The fun thing about the 301 Redirect is that if anyone accidentally links to ACMECupcakesSA.com that link authority will be sent along through the 301 to the San Antonio sub-page. So even if you get links to either URL, Google still knows which to index and assign the authority to because of the 301.
Have Your Cake and Canonical It Too!
The key to any of the tactics listed above is the desire to control what Google indexes, and under what URL a given page is associated. The more indexed URLs you have, the more divided your authority becomes. Just as important, as you create new sub-pages, you don’t want those sub-pages to be starting completely from scratch with no history and no authority to speak of. The idea is to work smarter so we don’t have to work harder. The above techniques and tactics like them are just one way that you can have it both ways–capitalizing on the benefits of SEO while still leaving you all the tools to promote your sub-page as if it were a site all its own.
Summary Points
Sub-Domain: Google does not give a sub-domain equal authority as the domain it is under, thus in most cases the correct thing to use is a Sub-Folder. You can still 301 redirect a Sub-Domain to a Sub-Folder to use that Sub-Domain as a Vanity URL if you really really want to.

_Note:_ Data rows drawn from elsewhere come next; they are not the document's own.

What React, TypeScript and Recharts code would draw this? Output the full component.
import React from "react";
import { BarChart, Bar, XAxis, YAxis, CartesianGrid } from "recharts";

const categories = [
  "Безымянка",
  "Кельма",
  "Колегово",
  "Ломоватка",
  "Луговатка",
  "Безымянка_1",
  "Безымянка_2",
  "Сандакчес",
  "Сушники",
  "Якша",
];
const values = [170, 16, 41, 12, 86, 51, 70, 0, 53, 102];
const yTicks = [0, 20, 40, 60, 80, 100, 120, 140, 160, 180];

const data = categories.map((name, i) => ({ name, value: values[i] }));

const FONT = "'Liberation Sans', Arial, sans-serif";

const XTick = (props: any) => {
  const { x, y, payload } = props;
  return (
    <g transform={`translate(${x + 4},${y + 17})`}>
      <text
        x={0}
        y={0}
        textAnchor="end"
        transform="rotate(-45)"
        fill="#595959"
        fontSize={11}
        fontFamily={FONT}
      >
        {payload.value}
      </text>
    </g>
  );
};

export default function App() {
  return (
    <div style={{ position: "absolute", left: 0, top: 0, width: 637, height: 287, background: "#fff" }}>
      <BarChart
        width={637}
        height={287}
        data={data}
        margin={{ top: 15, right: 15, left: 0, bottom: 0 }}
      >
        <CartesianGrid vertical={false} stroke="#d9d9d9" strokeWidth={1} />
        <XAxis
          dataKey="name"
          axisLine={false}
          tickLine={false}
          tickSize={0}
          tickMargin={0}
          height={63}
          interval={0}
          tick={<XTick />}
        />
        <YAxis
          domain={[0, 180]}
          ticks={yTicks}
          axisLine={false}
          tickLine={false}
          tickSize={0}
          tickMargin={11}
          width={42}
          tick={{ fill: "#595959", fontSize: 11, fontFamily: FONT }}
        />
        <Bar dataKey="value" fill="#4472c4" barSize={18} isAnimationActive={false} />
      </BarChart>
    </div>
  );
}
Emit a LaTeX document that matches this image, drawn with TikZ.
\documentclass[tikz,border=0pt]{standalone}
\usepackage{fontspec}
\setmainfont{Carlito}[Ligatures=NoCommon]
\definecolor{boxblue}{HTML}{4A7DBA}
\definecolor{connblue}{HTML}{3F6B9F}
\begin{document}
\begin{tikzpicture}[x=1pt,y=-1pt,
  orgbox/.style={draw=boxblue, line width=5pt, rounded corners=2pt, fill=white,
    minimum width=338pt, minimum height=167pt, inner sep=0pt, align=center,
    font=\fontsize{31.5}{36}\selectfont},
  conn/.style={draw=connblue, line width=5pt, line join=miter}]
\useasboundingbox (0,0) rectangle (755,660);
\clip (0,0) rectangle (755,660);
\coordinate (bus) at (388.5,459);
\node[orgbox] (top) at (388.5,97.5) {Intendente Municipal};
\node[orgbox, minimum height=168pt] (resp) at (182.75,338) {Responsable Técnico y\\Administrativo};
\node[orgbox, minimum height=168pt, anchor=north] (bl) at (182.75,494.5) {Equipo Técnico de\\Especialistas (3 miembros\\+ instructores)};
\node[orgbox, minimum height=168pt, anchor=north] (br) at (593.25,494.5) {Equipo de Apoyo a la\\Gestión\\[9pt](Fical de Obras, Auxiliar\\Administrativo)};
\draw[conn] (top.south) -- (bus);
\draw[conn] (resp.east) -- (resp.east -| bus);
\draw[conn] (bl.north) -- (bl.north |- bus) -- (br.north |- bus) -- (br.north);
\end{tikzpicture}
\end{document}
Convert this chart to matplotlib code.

Sub-Folder: Sub-folders inherit the authority of the domain they are a part of, but you can still use a Vanity URL and a 301 redirect to give a direct URL path to the content on the sub-folder. The 301 redirect will send Google to the destination sub-folder path (which will be indexed), and the Vanity URL itself will not be indexed.
Vanity URL: A Vanity URL is a URL not meant to be indexed by Google, but instead might be included in print materials, on vehicle wraps, or as a link shared on social media. The Vanity URL is forwarded to a main site URL (often times a sub-folder) and only the destination is indexed by Google, the Vanity URL itself remains a useful (but passive to Google) tool.
Duplicate Content: With micro-websites it is important to remember that Google will lump websites together that have the same website content/copy. Thus it is important to write unique copy for each page that you want to rank, even if the content is very similar, it cannot be semantically identical otherwise it could hurt all micro-site’s chances of ranking.